== DESCRIPTION OF THE TASK ==
Write out, word for word, the stretch of lines beginning at the one with "Output the LaTeX" and ending at the one with "[party,fill=ink,text=white] (extremists) at", omitting the images.

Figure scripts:
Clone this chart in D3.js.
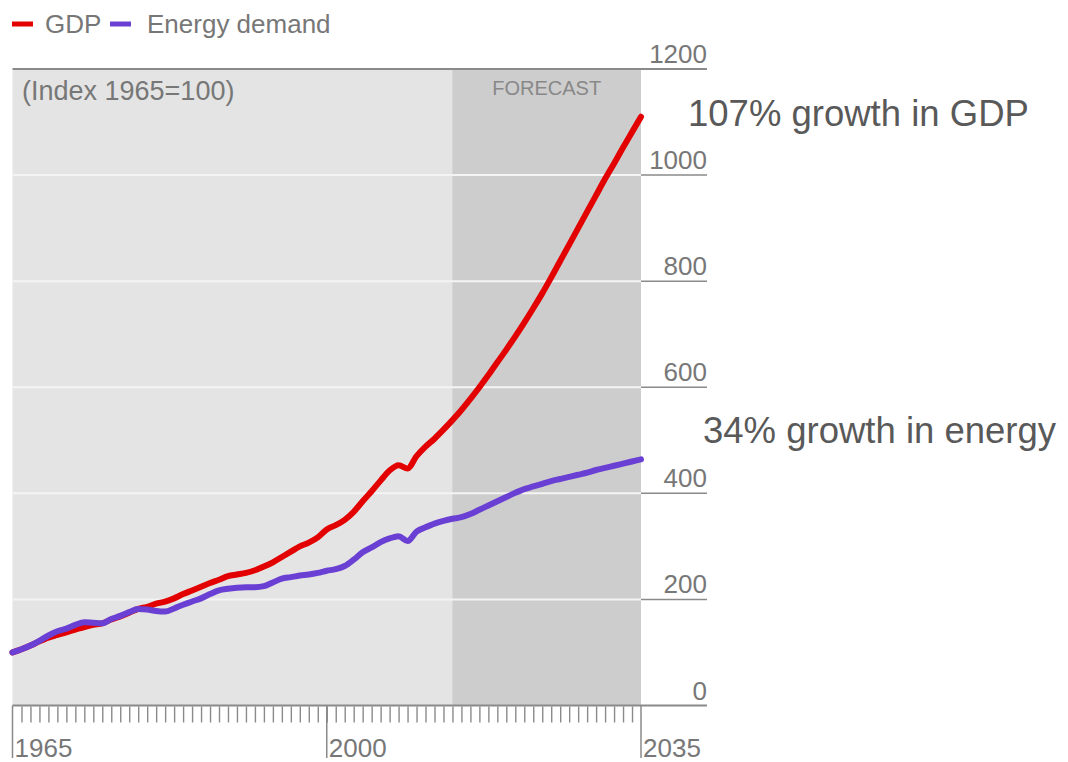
<!DOCTYPE html>
<html>
<head>
<meta charset="utf-8">
<script src="https://cdn.jsdelivr.net/npm/d3@7"></script>
<style>
  body { margin: 0; background: #fff; }
  svg { display: block; font-family: "Liberation Sans", Arial, sans-serif; }
</style>
</head>
<body>
<svg id="chart" width="1068" height="762"></svg>
<script>
// values, one per year from 1965 to 2035
const firstYear = 1965;
const gdp = [
  100, 106, 113, 121, 128, 133, 138, 143, 148, 152,
  155, 162, 168, 175, 182, 186, 192, 196, 202, 210,
  217, 224, 231, 237, 244, 247, 250, 255, 262, 270,
  280, 290, 300, 307, 317, 332, 340, 350, 365, 385,
  404, 424, 443, 453, 447, 470, 488, 503, 520, 538,
  557, 578, 600, 623, 647, 671, 696, 722, 749, 777,
  807, 838, 869, 900, 931, 962, 993, 1022, 1052, 1081,
  1110
];
const energy = [
  100, 106, 113, 122, 132, 140, 145, 152, 157, 156,
  155, 163, 169, 176, 182, 181, 178, 177, 183, 190,
  196, 202, 210, 217, 220, 222, 223, 223, 225, 232,
  239, 242, 245, 247, 250, 254, 257, 263, 275, 289,
  298, 308, 315, 319, 310, 328, 336, 343, 348, 352,
  355, 361, 369, 377, 385, 393, 401, 408, 413, 418,
  423, 427, 431, 435, 439, 444, 448, 452, 456, 460,
  464
];
const forecastStart = 2014;
const yTicks = [0, 200, 400, 600, 800, 1000, 1200];
const xLabels = [1965, 2000, 2035];
const seriesNames = ["GDP", "Energy demand"];
const seriesColors = ["#e30000", "#6a3fd4"];

const svg = d3.select("#chart");
const grey = "#8a8a8a";
const textGrey = "#777";

const x = d3.scaleLinear().domain([1965, 2035]).range([12.5, 641]);
const y = d3.scaleLinear().domain([0, 1200]).range([705.5, 69]);
const rightEdge = 707;

// plot background + forecast band
svg.append("rect")
  .attr("x", x(1965)).attr("y", y(1200))
  .attr("width", x(2035) - x(1965)).attr("height", y(0) - y(1200))
  .attr("fill", "#e4e4e4");
svg.append("rect")
  .attr("x", x(forecastStart)).attr("y", y(1200))
  .attr("width", x(2035) - x(forecastStart)).attr("height", y(0) - y(1200))
  .attr("fill", "#cdcdcd");

// gridlines: white inside the plot, grey under the labels
const inner = yTicks.filter(t => t > 0 && t < 1200);
svg.selectAll(".grid")
  .data(inner)
  .join("line")
  .attr("class", "grid")
  .attr("x1", x(1965)).attr("x2", x(2035))
  .attr("y1", d => y(d)).attr("y2", d => y(d))
  .attr("stroke", "#f4f4f4").attr("stroke-width", 2);
svg.selectAll(".gridR")
  .data(inner)
  .join("line")
  .attr("class", "gridR")
  .attr("x1", x(2035)).attr("x2", rightEdge)
  .attr("y1", d => y(d)).attr("y2", d => y(d))
  .attr("stroke", grey).attr("stroke-width", 1.5);
svg.selectAll(".edge")
  .data([0, 1200])
  .join("line")
  .attr("class", "edge")
  .attr("x1", x(1965)).attr("x2", rightEdge)
  .attr("y1", d => y(d)).attr("y2", d => y(d))
  .attr("stroke", grey).attr("stroke-width", 2);

svg.selectAll(".ylab")
  .data(yTicks)
  .join("text")
  .attr("class", "ylab")
  .attr("x", rightEdge).attr("y", d => y(d) - 6)
  .attr("text-anchor", "end")
  .attr("font-size", 26)
  .attr("fill", textGrey)
  .text(d => d);

// year ticks
const xAxis = d3.axisBottom(x)
  .tickValues(d3.range(1966, 2035))
  .tickSize(16)
  .tickFormat("");
const gx = svg.append("g").attr("transform", `translate(0,${y(0) + 1})`).call(xAxis);
gx.select(".domain").remove();
gx.selectAll("line").attr("stroke", grey).attr("stroke-width", 1.4);

svg.selectAll(".major")
  .data(xLabels)
  .join("line")
  .attr("class", "major")
  .attr("x1", d => x(d)).attr("x2", d => x(d))
  .attr("y1", y(0)).attr("y2", 758)
  .attr("stroke", grey).attr("stroke-width", 1.5);
svg.selectAll(".xlab")
  .data(xLabels)
  .join("text")
  .attr("class", "xlab")
  .attr("x", d => x(d) + 2).attr("y", 757)
  .attr("font-size", 26)
  .attr("fill", textGrey)
  .text(d => d);

// labels inside the plot
svg.append("text")
  .attr("x", 22).attr("y", 100)
  .attr("font-size", 27).attr("fill", textGrey)
  .text("(Index 1965=100)");
svg.append("text")
  .attr("x", (x(forecastStart) + x(2035)) / 2).attr("y", 95)
  .attr("text-anchor", "middle")
  .attr("font-size", 20).attr("fill", "#888")
  .text("FORECAST");

// lines (energy drawn last, it sits on top where they overlap)
const line = d3.line()
  .x((d, i) => x(firstYear + i))
  .y(d => y(d))
  .curve(d3.curveMonotoneX);

[gdp, energy].forEach((s, k) => {
  svg.append("path")
    .datum(s)
    .attr("d", line)
    .attr("fill", "none")
    .attr("stroke", seriesColors[k])
    .attr("stroke-width", 6)
    .attr("stroke-linecap", "round")
    .attr("stroke-linejoin", "round");
});

// legend
const legendX = [12, 110];
const leg = svg.selectAll(".leg")
  .data(seriesNames)
  .join("g")
  .attr("class", "leg")
  .attr("transform", (d, i) => `translate(${legendX[i]},0)`);
leg.append("line")
  .attr("x1", 0).attr("x2", 21)
  .attr("y1", 24).attr("y2", 24)
  .attr("stroke", (d, i) => seriesColors[i])
  .attr("stroke-width", 5);
leg.append("text")
  .attr("x", (d, i) => i ? 37 : 33).attr("y", 33)
  .attr("font-size", 26).attr("fill", textGrey)
  .text(d => d);

// annotations
svg.append("text")
  .attr("x", 688).attr("y", 126)
  .attr("font-size", 36.5).attr("fill", "#595959")
  .text("107% growth in GDP");
svg.append("text")
  .attr("x", 703).attr("y", 443)
  .attr("font-size", 36.5).attr("fill", "#595959")
  .text("34% growth in energy");
</script>
</body>
</html>
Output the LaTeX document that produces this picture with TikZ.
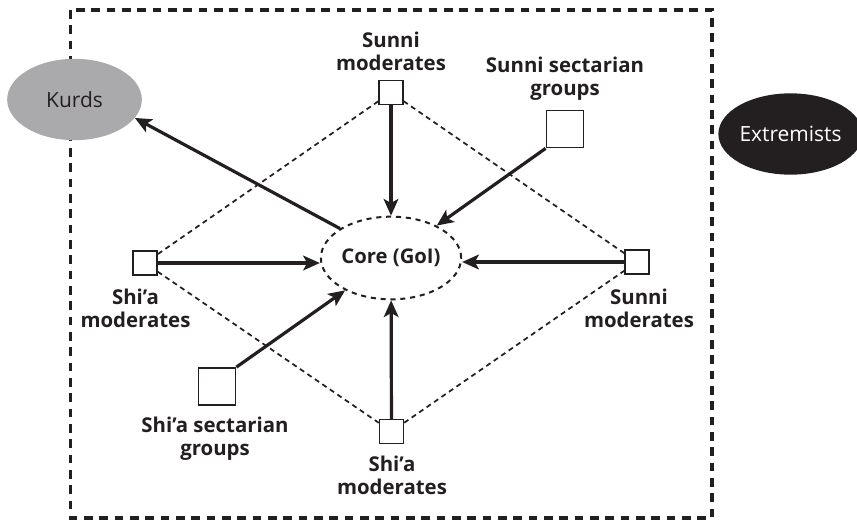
\documentclass[tikz,border=0pt]{standalone}
\usepackage{fontspec}
\setmainfont{Open Sans}
\usetikzlibrary{arrows.meta,shapes.geometric}
\definecolor{ink}{RGB}{35,31,32}
\definecolor{kurdgray}{RGB}{170,170,172}

\tikzset{
  actor/.style={draw=ink,line width=1.1pt,fill=white,minimum size=18pt,inner sep=0pt},
  bigactor/.style={actor,minimum size=28pt},
  lbl/.style={text=ink,align=center,inner sep=0pt,font=\bfseries\fontsize{15.3}{17.25}\selectfont},
  party/.style={ellipse,inner sep=0pt,minimum width=101pt,minimum height=61pt,font=\fontsize{15.7}{18}\selectfont},
  push/.style={draw=ink,line width=2.4pt,-{Stealth[length=12.5pt,width=11pt,inset=3pt]}},
  link/.style={draw=ink,line width=1.3pt,dash pattern={on 3.8pt off 3pt}},
}

\begin{document}
\begin{tikzpicture}[x=0.75pt,y=0.75pt,yscale=-1,xscale=1]
\useasboundingbox (0,0) rectangle (857,522);

%Shape: Rectangle (outer border)
\draw [ink,line width=2.3pt,dash pattern={on 6.5pt off 5pt}] (70.7,10) rectangle (712,518);

%Shape: Ellipse (outside parties)
\node [party,fill=kurdgray,text=ink] (kurds) at (74.5,99.5) {Kurds};
\node [party,fill=ink,text=white] (extremists) at (790.5,134) {Extremists};

%Shape: Ellipse (core)
\node [ellipse,draw=ink,line width=1.5pt,dash pattern={on 3.8pt off 3.6pt},minimum width=102pt,minimum height=62pt,inner sep=0pt,text=ink,font=\bfseries\fontsize{15.2}{18}\selectfont] (core) at (391,258) {Core (GoI)};

%Shape: Squares (groups)
\node [actor] (sunmodtop) at (391,92.5) {};
\node [actor] (shimodleft) at (145,263) {};
\node [actor] (sunmodright) at (637,262) {};
\node [actor] (shimodbottom) at (391.5,431.5) {};
\node [bigactor] (sunsect) at (565,129) {};
\node [bigactor] (shisect) at (217,386.5) {};

% Text Node
\node [lbl] (sunmodtoplbl) at (391,51.5) {Sunni\\moderates};
% Text Node
\node [lbl] (sunsectlbl) at (565,78.5) {Sunni sectarian\\groups};
% Text Node
\node [lbl] (shimodleftlbl) at (135.5,308) {Shi’a\\moderates};
% Text Node
\node [lbl] (sunmodrightlbl) at (639,308) {Sunni\\moderates};
% Text Node
\node [lbl] (shisectlbl) at (215,438.5) {Shi’a sectarian\\groups};
% Text Node
\node [lbl] (shimodbottomlbl) at (392,475) {Shi’a\\moderates};

%Dashed Lines (moderates)
\draw [link] (sunmodtop) -- (shimodleft) -- (shimodbottom) -- (sunmodright) -- (sunmodtop);

%Straight Lines (arrows)
\draw [push] (sunmodtop) -- (core);
\draw [push] (shimodbottom) -- (core);
\draw [push] (shimodleft.east) -- (core.west |- shimodleft);
\draw [push] (sunmodright.west) -- (core.east |- sunmodright);
\draw [push] (sunsect.south west) -- (core);
\draw [push] (shisect.north east) -- (core);
\draw [push] (core.150) -- (kurds.-17);
\end{tikzpicture}
\end{document}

== TASK OUTPUT ==
Output the LaTeX document that produces this picture with TikZ.
\documentclass[tikz,border=0pt]{standalone}
\usepackage{fontspec}
\setmainfont{Open Sans}
\usetikzlibrary{arrows.meta,shapes.geometric}
\definecolor{ink}{RGB}{35,31,32}
\definecolor{kurdgray}{RGB}{170,170,172}

\tikzset{
  actor/.style={draw=ink,line width=1.1pt,fill=white,minimum size=18pt,inner sep=0pt},
  bigactor/.style={actor,minimum size=28pt},
  lbl/.style={text=ink,align=center,inner sep=0pt,font=\bfseries\fontsize{15.3}{17.25}\selectfont},
  party/.style={ellipse,inner sep=0pt,minimum width=101pt,minimum height=61pt,font=\fontsize{15.7}{18}\selectfont},
  push/.style={draw=ink,line width=2.4pt,-{Stealth[length=12.5pt,width=11pt,inset=3pt]}},
  link/.style={draw=ink,line width=1.3pt,dash pattern={on 3.8pt off 3pt}},
}

\begin{document}
\begin{tikzpicture}[x=0.75pt,y=0.75pt,yscale=-1,xscale=1]
\useasboundingbox (0,0) rectangle (857,522);

%Shape: Rectangle (outer border)
\draw [ink,line width=2.3pt,dash pattern={on 6.5pt off 5pt}] (70.7,10) rectangle (712,518);

%Shape: Ellipse (outside parties)
\node [party,fill=kurdgray,text=ink] (kurds) at (74.5,99.5) {Kurds};
\node [party,fill=ink,text=white] (extremists) at (790.5,134) {Extremists};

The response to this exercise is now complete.